The award, presented by the European Cultural Foundation Pro Europa and by the City for the Cultures of Peace, honored Demetz's achievements as leading scholar in European literary studies and as seminal cultural mediator between the United States and Europe.
The award ceremony -- held under the patronage of Horst Köhler, president of the Federal Republic of Germany -- took place in the Kaisersaal des Frankfurter Römers, once the site of the emperors' coronations in the Holy Roman Empire.

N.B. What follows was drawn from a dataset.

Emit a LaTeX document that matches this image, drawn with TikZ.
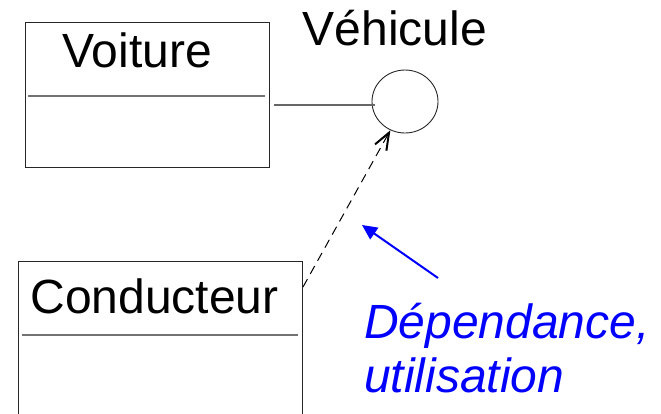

One of the speakers at the ceremony was Demetz's former doctoral student, Professor Amy Colin of the University of Pittsburgh and the W.E.B. Du Bois Institute at Harvard, who underlined his crucial contribution to the "culture of peace." She noted that, through his writings and courses -- in particular, German literature from Lessing to contemporary traditions of experiment -- Demetz introduced European cultures to generations of students at Yale. Jeff Arnold, representative of the U.S. Embassy in Berlin and its Consulate in Frankfurt, described Demetz as an "ambassador of Europe in the United States" and added that his publications and talks overseas also familiarized the European public with literary criticism and theory as he practiced it at Yale.
Another recipient of the European Cultural Award in Frankfurt this year was Wolfgang Leonhard, a prominent historian and expert on the Soviet Union who taught for many years at Yale.
The City for the Cultures of Peace organizes cultural events of this kind in cooperation with the Pro Europa Foundation in order to inscribe the idea of peace in Kofi Annan's sense into the consciousness of a broad public.